Tuesday, October 23, 2018

Crossbow for the Atari 2600!

A sealed copy of Crossbow
Here's a look at Crossbow on the Atari 2600. I still find it amazing that Atari decided to port Exidy's Crossbow over to the Atari 2600. Not just because of the Atari 2600's limitations, but also because the game is a light gun shooter! The fact that someone thought we could port this game and have it controlled by the Atari 2600 joystick is simply madness. The real crazy part is, the game is actually fun. Atari did a great job with the homeport of Crossbow, even if they had to cut a couple of stages. Check out the video below where we also compare the arcade version of Crossbow to the Atari 2600 version.

Now some of you might be saying, why is this a Halloween game?!? Well, this game and myself have a long history together. This game use to scare the crap out of me on an almost weekly basis when I was around five. A local deli that my mom would stop at for cold cuts, eggs, milk, and any other random "I can't believe I forgot to grab this when I was at the supermarket" type items had a couple of arcade games, including Exidy's Crossbow.
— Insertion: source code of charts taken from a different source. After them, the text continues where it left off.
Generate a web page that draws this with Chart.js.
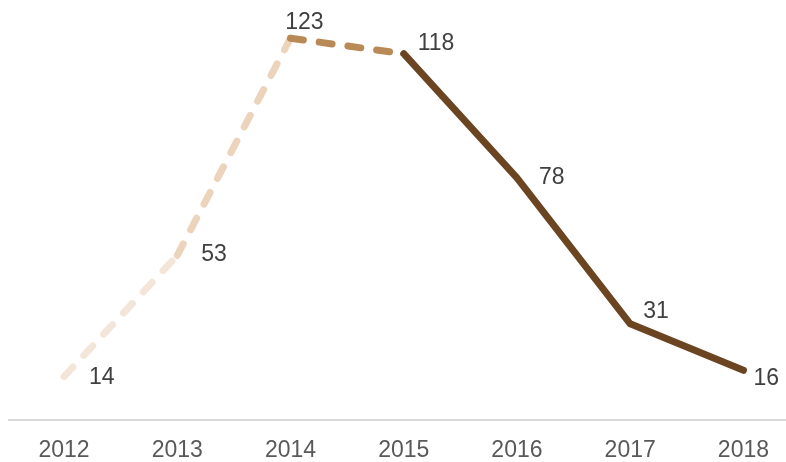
<!DOCTYPE html>
<html>
<head>
<meta charset="utf-8">
<script src="https://cdn.jsdelivr.net/npm/chart.js@4"></script>
<style>
  html, body { margin: 0; padding: 0; background: #fff; }
  #wrap { width: 786px; height: 462px; position: relative; }
</style>
</head>
<body>
<div id="wrap"><canvas id="lineChart"></canvas></div>
<script>
// Données
const years = ['2012', '2013', '2014', '2015', '2016', '2017', '2018'];
const values = [14, 53, 123, 118, 78, 31, 16];

// Style des segments (un par intervalle)
const segColors = ['#f3e5d8', '#ebd4bb', '#b98a56', '#6b4522', '#6b4522', '#6b4522'];
const segDashed = [true, true, true, false, false, false];

// Décalage des étiquettes par point
const labelOffsets = [[25, 1], [24, -1], [14, -16], [14, -10], [22, 0], [13, -12], [10, 8]];

// Étiquettes de valeurs
const valueLabels = {
    id: 'valueLabels',
    afterDatasetsDraw(chart) {
        const ctx = chart.ctx;
        const meta = chart.getDatasetMeta(0);
        ctx.save();
        ctx.font = '23px "Liberation Sans", Arial, sans-serif';
        ctx.fillStyle = '#404040';
        ctx.textBaseline = 'middle';
        meta.data.forEach((pt, i) => {
            const off = labelOffsets[i];
            ctx.textAlign = i === 2 ? 'center' : 'left';
            ctx.fillText(String(values[i]), pt.x + off[0], pt.y + off[1]);
        });
        ctx.restore();
    }
};

// Ligne de base grise
const baseLine = {
    id: 'baseLine',
    beforeDatasetsDraw(chart) {
        const ctx = chart.ctx;
        const y = chart.scales.y.getPixelForValue(0);
        ctx.save();
        ctx.strokeStyle = '#d9d9d9';
        ctx.lineWidth = 2;
        ctx.beginPath();
        ctx.moveTo(8, y);
        ctx.lineTo(786, y);
        ctx.stroke();
        ctx.restore();
    }
};

const ctx = document.getElementById('lineChart').getContext('2d');
const chart = new Chart(ctx, {
    type: 'line',
    data: {
        labels: years,
        datasets: [{
            data: values,
            borderWidth: 7,
            borderCapStyle: 'round',
            borderJoinStyle: 'round',
            pointRadius: 0,
            tension: 0,
            clip: false,
            segment: {
                borderColor: c => segColors[c.p0DataIndex],
                borderDash: c => segDashed[c.p0DataIndex] ? [13, 16] : []
            }
        }]
    },
    options: {
        responsive: true,
        maintainAspectRatio: false,
        animation: false,
        layout: {
            padding: { left: 64, right: 41, top: 32, bottom: 0 }
        },
        plugins: {
            legend: { display: false },
            tooltip: { enabled: false }
        },
        scales: {
            y: {
                display: false,
                min: 0,
                max: 125
            },
            x: {
                offset: false,
                grid: { display: false, drawTicks: false },
                border: { display: false },
                afterFit: scale => { scale.height = 42; },
                ticks: {
                    color: '#595959',
                    padding: 17,
                    font: { family: '"Liberation Sans", Arial, sans-serif', size: 23 }
                }
            }
        }
    },
    plugins: [baseLine, valueLabels]
});
</script>
</body>
</html>
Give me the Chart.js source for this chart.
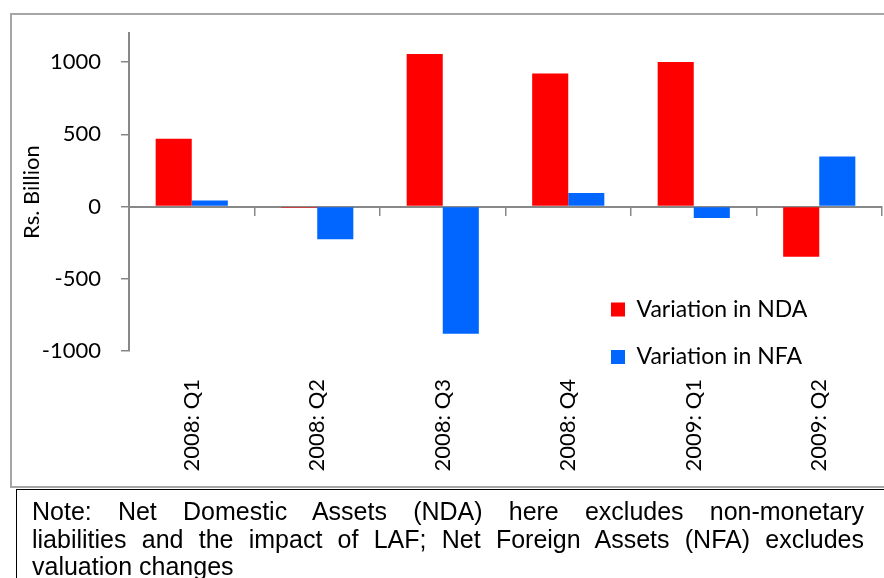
<!DOCTYPE html>
<html>
<head>
<meta charset="utf-8">
<script src="https://cdn.jsdelivr.net/npm/chart.js@4.4.1/dist/chart.umd.min.js"></script>
<style>
  html, body { margin: 0; padding: 0; background: #fff; overflow: hidden; }
  body { width: 884px; height: 578px; position: relative; }
  #frame {
    position: absolute; left: 10px; top: 13px; width: 900px; height: 471px;
    border: 2px solid #a6a6a6;
  }
  #c { position: absolute; left: 0; top: 0; }
  #note {
    position: absolute; left: 16px; top: 489px; width: 900px; height: 120px;
    border: 1px solid #000;
  }
  #note .txt {
    position: absolute; left: 15px; top: 8px; width: 832px;
    font-family: "Liberation Sans", Arial, sans-serif; font-size: 25px; line-height: 27.5px; color: #000;
  }
  #note .j { text-align: justify; text-align-last: justify; }
</style>
</head>
<body>
<div id="frame"></div>
<canvas id="c" width="884" height="578"></canvas>
<div id="note">
  <div class="txt">
    <div class="j">Note: Net Domestic Assets (NDA) here excludes non-monetary</div>
    <div class="j">liabilities and the impact of LAF; Net Foreign Assets (NFA) excludes</div>
    <div>valuation changes</div>
  </div>
</div>
<script>
// data (Rs. Billion)
const quarters = ["2008: Q1", "2008: Q2", "2008: Q3", "2008: Q4", "2009: Q1", "2009: Q2"];
const ndaValues = [470, -9, 1056, 921, 1001, -348];
const nfaValues = [41, -226, -881, 93, -79, 347];
const yTicks = [-1000, -500, 0, 500, 1000];

const font = { family: "Lato", size: 22 };
const axisGrey = "#888888";

// put the legend inside the plot, lower right
const legendMove = {
  id: "legendMove",
  afterLayout(chart) {
    const lg = chart.legend;
    if (!lg) return;
    const pad = lg.options.labels.padding;
    lg.left = 611 - pad;
    lg.top = 302 - 4 - pad;
    lg.width = 260;
    lg.height = 120;
    lg.right = lg.left + lg.width;
    lg.bottom = lg.top + lg.height;
  }
};

new Chart(document.getElementById("c"), {
  type: "bar",
  data: {
    labels: quarters,
    datasets: [
      {
        label: "Variation in NDA",
        data: ndaValues,
        backgroundColor: "#ff0000",
        borderWidth: 0,
        barPercentage: 1,
        categoryPercentage: 0.575
      },
      {
        label: "Variation in NFA",
        data: nfaValues,
        backgroundColor: "#0066ff",
        borderWidth: 0,
        barPercentage: 1,
        categoryPercentage: 0.575
      }
    ]
  },
  options: {
    responsive: false,
    animation: false,
    layout: { padding: { left: 0, right: 2, top: 29, bottom: 0 } },
    plugins: {
      tooltip: { enabled: false },
      legend: {
        position: "chartArea",
        align: "start",
        labels: {
          boxWidth: 14,
          boxHeight: 14,
          padding: 24.5,
          color: "#000",
          font: { family: "Lato", size: 23 }
        }
      }
    },
    scales: {
      x: {
        grid: { display: false, drawTicks: false },
        border: { display: false },
        ticks: {
          color: "#000",
          font: font,
          minRotation: 90,
          maxRotation: 90,
          autoSkip: false,
          padding: 28
        },
        afterFit(s) { s.height = 227; }
      },
      x2: {
        type: "category",
        labels: quarters,
        position: { y: 0 },
        offset: true,
        z: 1,
        grid: { offset: true, drawOnChartArea: false, tickLength: 8, color: axisGrey, lineWidth: 1.5 },
        border: { display: true, color: axisGrey, width: 2 },
        ticks: { display: false }
      },
      y: {
        min: -1000,
        max: 1200,
        afterBuildTicks(s) { s.ticks = yTicks.map(v => ({ value: v })); },
        ticks: { color: "#000", font: font, padding: 20, callback: v => String(v) },
        grid: { drawOnChartArea: false, tickLength: 8, color: axisGrey, lineWidth: 1.5 },
        border: { color: axisGrey, width: 2 },
        title: {
          display: true,
          text: "Rs. Billion",
          color: "#000",
          font: font,
          padding: { top: 19, bottom: 0 }
        },
        afterFit(s) { s.width = 129; }
      }
    }
  },
  plugins: [legendMove]
});
</script>
</body>
</html>
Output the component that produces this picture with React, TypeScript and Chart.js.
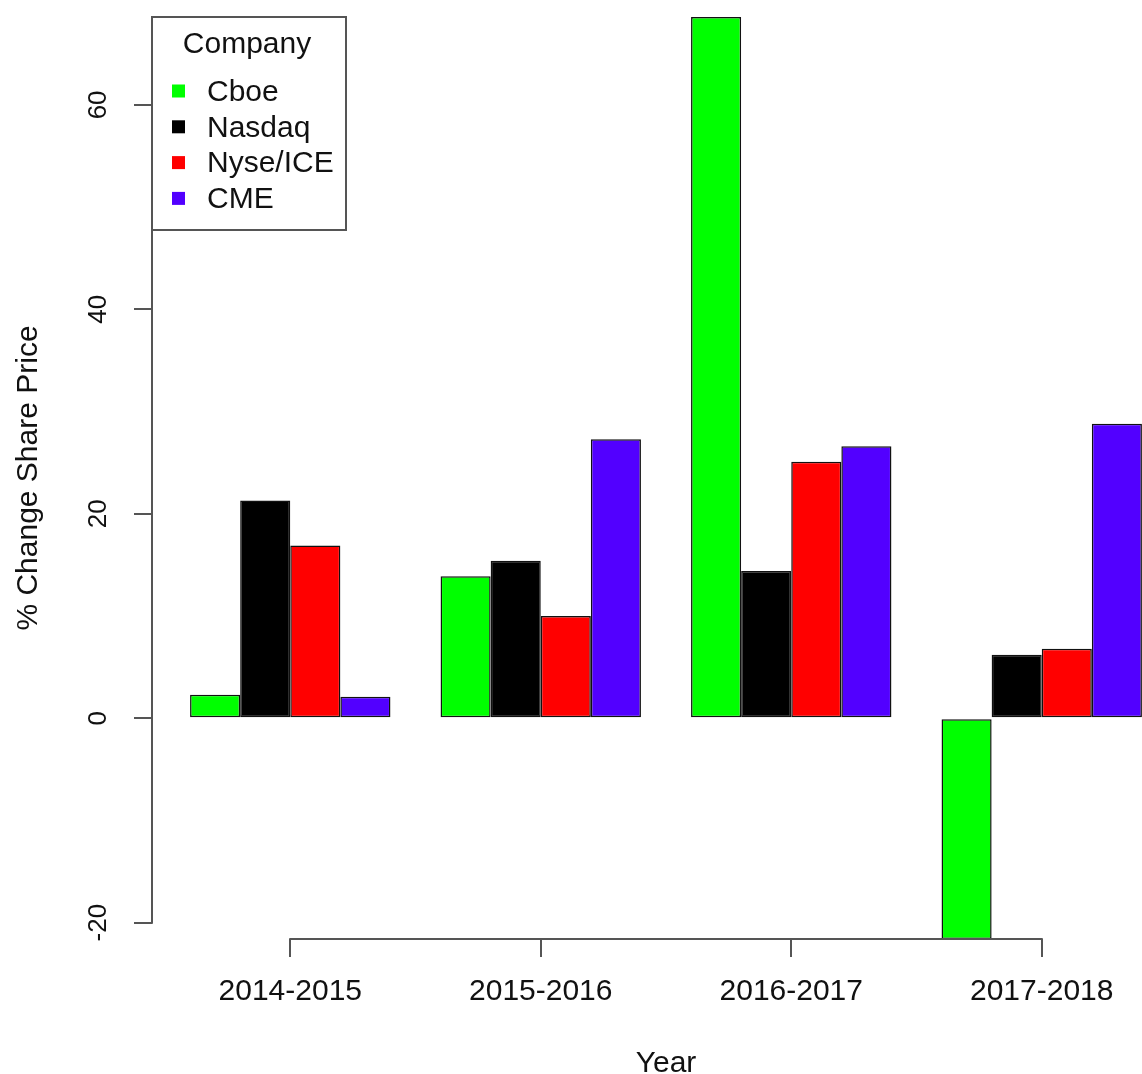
import React, { useEffect, useRef } from "react";
import { Chart, registerables } from "chart.js";

Chart.register(...registerables);

const categories = ["2014-2015", "2015-2016", "2016-2017", "2017-2018"];
const companies = ["Cboe", "Nasdaq", "Nyse/ICE", "CME"];
const cboeValues = [2.3, 13.9, 68.6, -21.6];
const nasdaqValues = [21.3, 15.4, 14.4, 6.2];
const nyseValues = [16.9, 10.0, 25.1, 6.8];
const cmeValues = [2.1, 27.3, 26.6, 28.8];
const seriesColors = ["#00FF00", "#000000", "#FF0000", "#5200FF"];
const yTickStep = 20;
const legendTitle = "Company";
const xTitle = "Year";
const yTitle = "% Change Share Price";

const FONT = "'Liberation Sans', Arial, Helvetica, sans-serif";
const AXIS_COLOR = "#555555";
const TEXT_COLOR = "#111111";

const axisLinePlugin = {
  id: "rAxisLines",
  afterDraw(chart: any) {
    const { ctx, chartArea, scales } = chart;
    const x = scales.x;
    const y = scales.y;
    ctx.save();
    ctx.strokeStyle = AXIS_COLOR;
    ctx.lineWidth = 2;
    ctx.lineCap = "square";
    const yt = y.ticks;
    ctx.beginPath();
    ctx.moveTo(chartArea.left, y.getPixelForValue(yt[0].value));
    ctx.lineTo(chartArea.left, y.getPixelForValue(yt[yt.length - 1].value));
    ctx.stroke();
    const xt = x.ticks;
    ctx.beginPath();
    ctx.moveTo(x.getPixelForValue(xt[0].value), chartArea.bottom);
    ctx.lineTo(x.getPixelForValue(xt[xt.length - 1].value), chartArea.bottom);
    ctx.stroke();
    ctx.restore();
  },
};

const legendPlugin = {
  id: "rLegend",
  afterDraw(chart: any) {
    const { ctx, chartArea } = chart;
    const x0 = chartArea.left;
    const y0 = chartArea.top;
    const w = 194;
    const h = 213;
    ctx.save();
    ctx.fillStyle = "#ffffff";
    ctx.fillRect(x0, y0, w, h);
    ctx.strokeStyle = AXIS_COLOR;
    ctx.lineWidth = 2;
    ctx.strokeRect(x0, y0, w, h);
    ctx.font = `30px ${FONT}`;
    ctx.fillStyle = TEXT_COLOR;
    ctx.textBaseline = "middle";
    ctx.textAlign = "center";
    ctx.fillText(legendTitle, x0 + 95, y0 + 27.5);
    ctx.textAlign = "left";
    chart.data.datasets.forEach((ds: any, i: number) => {
      const cy = y0 + 74 + i * 35.8;
      ctx.fillStyle = ds.backgroundColor;
      ctx.fillRect(x0 + 20, cy - 6.5, 13, 13);
      ctx.fillStyle = TEXT_COLOR;
      ctx.fillText(ds.label, x0 + 55, cy + 1.5);
    });
    ctx.restore();
  },
};

export default function App() {
  const canvasRef = useRef<HTMLCanvasElement | null>(null);

  useEffect(() => {
    const canvas = canvasRef.current;
    if (!canvas) return;
    const seriesValues = [cboeValues, nasdaqValues, nyseValues, cmeValues];
    const datasets = companies.map((name, si) => ({
      label: name,
      data: categories.map((_, ci) => ({ x: ci + 1, y: seriesValues[si][ci] })),
      backgroundColor: seriesColors[si],
      borderColor: "#111111",
      borderWidth: 1.5,
      borderSkipped: false as const,
      categoryPercentage: 0.8,
      barPercentage: 1.0,
    }));

    const chart = new Chart(canvas, {
      type: "bar",
      data: { datasets },
      options: {
        responsive: false,
        animation: false,
        devicePixelRatio: 1,
        layout: { padding: { top: 17, left: 0, right: 0, bottom: 0 } },
        plugins: {
          legend: { display: false },
          tooltip: { enabled: false },
        },
        scales: {
          x: {
            type: "linear",
            min: 0.448,
            max: 4.552,
            offset: false,
            afterFit: (scale: any) => {
              scale.height = 151;
              scale.paddingLeft = 0;
              scale.paddingRight = 0;
            },
            grid: {
              display: true,
              offset: false,
              drawOnChartArea: false,
              drawTicks: true,
              tickLength: 18,
              color: AXIS_COLOR,
              lineWidth: 2,
            },
            border: { display: false },
            ticks: {
              stepSize: 1,
              includeBounds: false,
              autoSkip: false,
              maxRotation: 0,
              minRotation: 0,
              padding: 17,
              color: TEXT_COLOR,
              font: { family: FONT, size: 30 },
              callback: (v: any) => categories[Math.round(Number(v)) - 1] ?? "",
            },
            title: {
              display: true,
              text: xTitle,
              color: TEXT_COLOR,
              font: { family: FONT, size: 30 },
              padding: { top: 0, bottom: 8 },
            },
          },
          y: {
            type: "linear",
            min: -21.6,
            max: 68.6,
            afterFit: (scale: any) => {
              scale.width = 152;
              scale.paddingTop = 0;
              scale.paddingBottom = 0;
            },
            grid: {
              display: true,
              drawOnChartArea: false,
              drawTicks: true,
              tickLength: 18,
              color: AXIS_COLOR,
              lineWidth: 2,
            },
            border: { display: false },
            ticks: {
              stepSize: yTickStep,
              includeBounds: false,
              minRotation: 90,
              maxRotation: 90,
              crossAlign: "center",
              padding: 16,
              color: TEXT_COLOR,
              font: { family: FONT, size: 26 },
            },
            title: {
              display: true,
              text: yTitle,
              color: TEXT_COLOR,
              font: { family: FONT, size: 30 },
              padding: { top: 11, bottom: 0 },
            },
          },
        },
      },
      plugins: [axisLinePlugin, legendPlugin],
    } as any);

    return () => {
      chart.destroy();
    };
  }, []);

  return (
    <div
      style={{
        position: "absolute",
        left: 0,
        top: 0,
        width: 1142,
        height: 1074,
        overflow: "hidden",
        background: "#ffffff",
      }}
    >
      <canvas
        ref={canvasRef}
        width={1180}
        height={1090}
        style={{ display: "block", width: 1180, height: 1090 }}
      />
    </div>
  );
}
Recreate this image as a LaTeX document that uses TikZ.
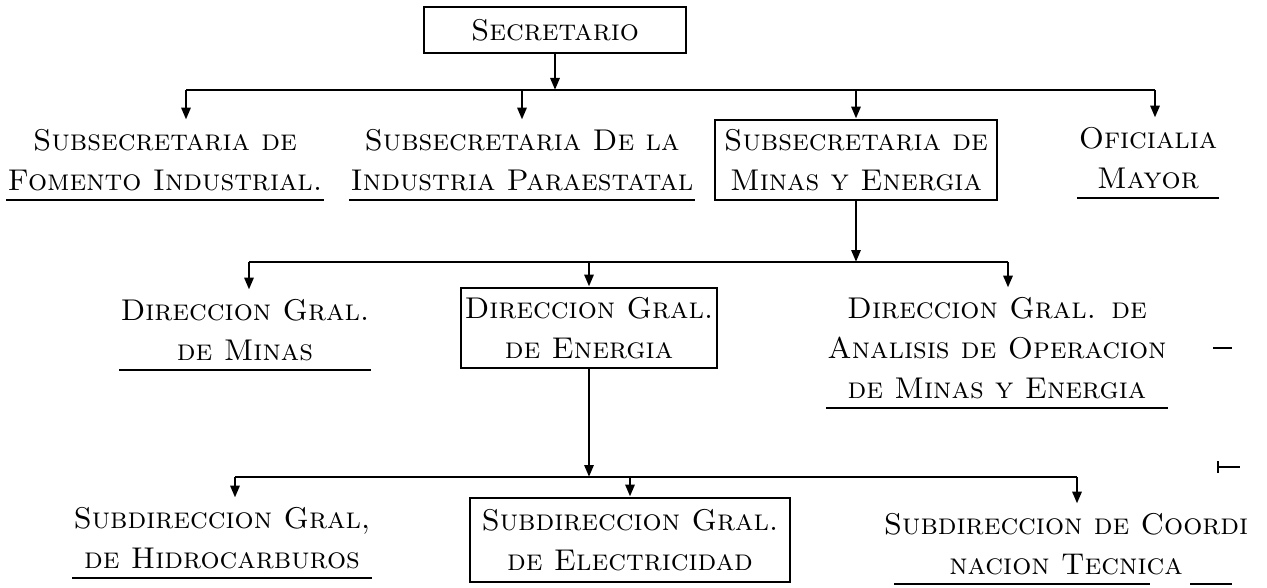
\documentclass[tikz,border=0pt]{standalone}
\usepackage{fontspec}
\usetikzlibrary{arrows.meta, positioning}

\begin{document}
\begin{tikzpicture}[x=0.5pt, y=-0.5pt, line width=1.4pt, >={Triangle[length=6pt,width=4.5pt]},
  font=\fontsize{15}{20}\selectfont\scshape]
\tikzstyle{office}=[draw, rectangle, align=center, inner sep=1.5pt]
\tikzstyle{unit}=[align=center, anchor=south, inner xsep=0pt, inner ysep=4pt,
  append after command={(\tikzlastnode.south west) edge[-] (\tikzlastnode.south east)}]

\useasboundingbox (0,0) rectangle (1267,588);

% primer nivel
\node[office, minimum width=131pt, minimum height=23pt] (sec) at (555,30) {Secretario};
\node[unit] (fom) at (165,200) {Subsecretaria de\\Fomento Industrial.};
\node[unit] (par) at (522,200) {Subsecretaria De la\\Industria Paraestatal};
\node[office, minimum width=141pt, minimum height=40pt] (smin) at (856,160) {Subsecretaria de\\Minas y Energia};
\node[unit] (ofi) at (1148,198) {Oficialia\\Mayor};

% segundo nivel
\node[unit] (dmin) at (245,370) {Direccion Gral.\\de Minas};
\node[office, minimum width=128pt, minimum height=40pt] (dene) at (589,328) {Direccion Gral.\\de Energia};
\node[unit] (dana) at (997,408) {Direccion Gral. de\\Analisis de Operacion\\de Minas y Energia};

% tercer nivel
\node[unit] (hid) at (222,578) {Subdireccion Gral,\\de Hidrocarburos};
\node[office, minimum width=160pt, minimum height=42pt] (ele) at (630,540) {Subdireccion Gral.\\de Electricidad};
\node[align=center, anchor=south, inner sep=4pt] (coo) at (1066,584) {Subdireccion de Coordi\\nacion Tecnica};

\coordinate (b1w) at (186,90);
\coordinate (b1e) at (1155,90);
\coordinate (b2w) at (249,262);
\coordinate (b2e) at (1008,262);
\coordinate (b3w) at (235,477);
\coordinate (b3e) at (1077,477);

\draw[->] (sec.south) -- (sec.south |- b1w);
\draw (b1w) -- (b1e);
\draw[->] (b1w) -- (b1w |- fom.north);
\draw[->] (par.north |- b1w) -- (par.north);
\draw[->] (smin.north |- b1w) -- (smin.north);
\draw[->] (b1e) -- (b1e |- ofi.north);

\draw[->] (smin.south) -- (smin.south |- b2w);
\draw (b2w) -- (b2e);
\draw[->] (b2w) -- (b2w |- dmin.north);
\draw[->] (dene.north |- b2w) -- (dene.north);
\draw[->] (b2e) -- (b2e |- dana.north);

\draw[->] (dene.south) -- (dene.south |- b3w);
\draw (b3w) -- (b3e);
\draw[->] (b3w) -- (b3w |- hid.north);
\draw[->] (ele.north |- b3w) -- (ele.north);
\draw[->] (b3e) -- (b3e |- coo.north);

% subrayado partido y marcas sueltas
\draw ([xshift=-86pt]coo.south) -- ([xshift=42pt]coo.south);
\draw ([xshift=62pt]coo.south) -- ([xshift=83pt]coo.south);
\draw (1213,348) -- (1232,348);
\draw (1218,461) -- (1218,473) (1218,467) -- (1240,467);

\end{tikzpicture}
\end{document}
Each visit I would hear the sounds of utter horror that spilled out of the Crossbow cabinet while others played it. Some weeks I would venture over and climb up on the step stool to watch as helpless people were burned alive. This would frighten me, but also entice me to beg my mom for a quarter so that I can see what this game was about. I had to see if the game was truly as scary as it seemed.

Well my first time ever playing Crossbow has been embedded in my memory forever. Right from the start, hearing a witchlike voice say "you will die" had me on edge. To further amp up my fears, I end up choosing the red path which takes you to the village stage. The village stage is pure nightmare fuel, the stuff kinder trauma is made of. You have ghosts, witches, demonic faces, monsters, and a devil that pop up, make horrific noises, and try to kill the heroes. If they succeed, you get treated to some horrific, digitized screams and groans. Well they succeeded, and I got the crap scared out of me.

Now this didn't stop me from playing Crossbow. I continued to ask my mom for a quarter every time we stopped at this local deli. I would always go right for the red path to the village stage. Sure the frights and sounds would scare me, but I would also get a thrill out of trying to keep the people in my party alive. This thrill is what got me hooked on arcade gaming. The idea of overcoming a challenge, reaching a new level, beating a high score... this has stuck with me for over 30 years. In fact, I just recently went to the American Classic Arcade Museum so that I could relive my kinder trauma in pure 80's glory.

Can of Jolt, wax packs, and Crossbow. Sums up my perfect deli visit in the 80's!